Pitt WR Larry Fitzgerald Debuts on College Football Hall of Fame Ballot
PITTSBURGH -- The Pitt Panthers will be well-represented on next year's College Football Hall of Fame ballot, with two repeat candidates and one new face eligible for the first time in 2024.
Former Pitt receiver Larry Fitzgerald will join running back Craig Heyward and quarterback Matt Cavanaugh on the 2024 College Football Hall of Fame ballot. This will mark Fitzgerald's first year of eligibility while Heyward and Cavanaugh are entering their second after being introduced last summer.
Fitzgerald is undoubtedly the best wideout in Panthers football history. He owns the program record for receiving yards in a season (1,672, 2003), receiving touchdowns in a season (22, 2003) and for a career (34) and most consecutive games with a receiving touchdown (18, 2002-03). He was named a Heisman Trophy finalist and won the Biletnikoff Award in 2003 before leaving school early for the NFL Draft, where were he was selected third overall by the Arizona Cardinals.
Heyward, the father of current Pittsburgh Steelers Cam and Connor, used a devastating, other-worldly combination of speed and power to star for the Panthers during the mid-1980s. His 1987 season, in which he amassed nearly 2,000 all-purpose yards and 13 total touchdowns made him a consensus All-American and a household name. The New Orleans Saints selected Heyward with the 24th overall pick of the 1988 Draft and enjoyed a ten-year career as a professional. Heyward fought cancer for eight years before his untimely death in 2006.

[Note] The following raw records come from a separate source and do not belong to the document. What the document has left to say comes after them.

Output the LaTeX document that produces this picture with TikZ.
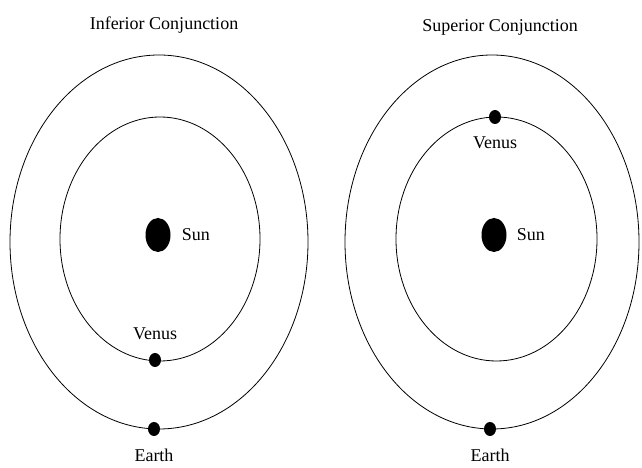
\documentclass[tikz,border=0pt]{standalone}
\usepackage{fontspec}
\setmainfont{Liberation Serif}
\usetikzlibrary{positioning,shapes.geometric}

\tikzset{
  orbit/.style={draw=black, line width=0.8pt},
  body/.style={ellipse, fill=black, inner sep=0pt},
  sunbody/.style={body, minimum width=25pt, minimum height=34pt},
  planet/.style={body, minimum width=12pt, minimum height=14pt},
  lbl/.style={inner sep=0pt, font=\fontsize{18}{21}\selectfont}
}

\begin{document}
\begin{tikzpicture}[x=1pt,y=1pt]
\useasboundingbox (0,0) rectangle (642,468);

% Left panel: inferior conjunction
\node[lbl] (titleL) at (164,443) {Inferior Conjunction};
\draw[orbit] (159,226) ellipse (149 and 187);
\draw[orbit] (160,229) ellipse (100 and 122);

\node[sunbody] (sunL) at (158,233) {};
\node[planet] (venusL) at (155,108) {};
\node[planet] (earthL) at (154,39) {};

\node[lbl, right=11pt of sunL] {Sun};
\node[lbl, above=13pt of venusL] {Venus};
\node[lbl, below=13pt of earthL] {Earth};

% Right panel: superior conjunction
\node[lbl] (titleR) at (500,441) {Superior Conjunction};
\draw[orbit] (492,226) ellipse (147 and 187);
\draw[orbit] (496.5,229) ellipse (100.5 and 122);

\node[sunbody] (sunR) at (494,233) {};
\node[planet] (venusR) at (495,351) {};
\node[planet] (earthR) at (490,39) {};

\node[lbl, right=10pt of sunR] {Sun};
\node[lbl, below=12pt of venusR] {Venus};
\node[lbl, below=13pt of earthR] {Earth};
\end{tikzpicture}
\end{document}
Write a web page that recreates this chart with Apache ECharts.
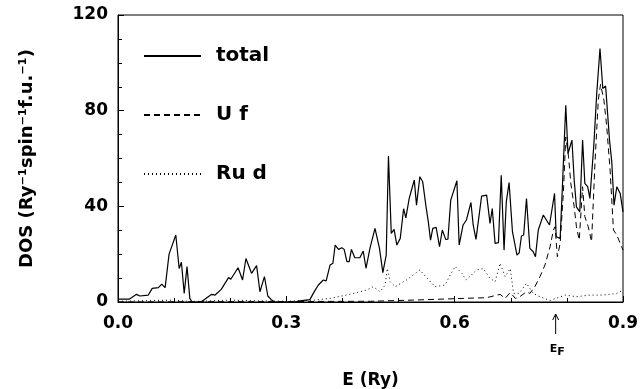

Cavanaugh, who concluded his career having thrown for the second-most passing yards in a season in school history, earned MostValuable Player honors in Pitt's 1977 Sugar Bowl win over Georgia, a victory that clinched that year's national title. He played in the NFL for 15 seasons and coached for 27 more. He was most recently an offensive assistant for Washington during the 2019 season.
The College Football Hall of Fame is an exclusive club. Just 0.02% - 1,056 of the 5.54 million individuals that have ever played college football - have earned induction to the Hall.
Election is determined partially by votes from the more than 12,000 members of the National Football Foundation and the NFF Honors Court, chaired by former Ohio State running back Archie Griffin, will make the final selections. The last Pitt Panther to earn a spot in the Hall of Fame was Ruben Brown in 2015.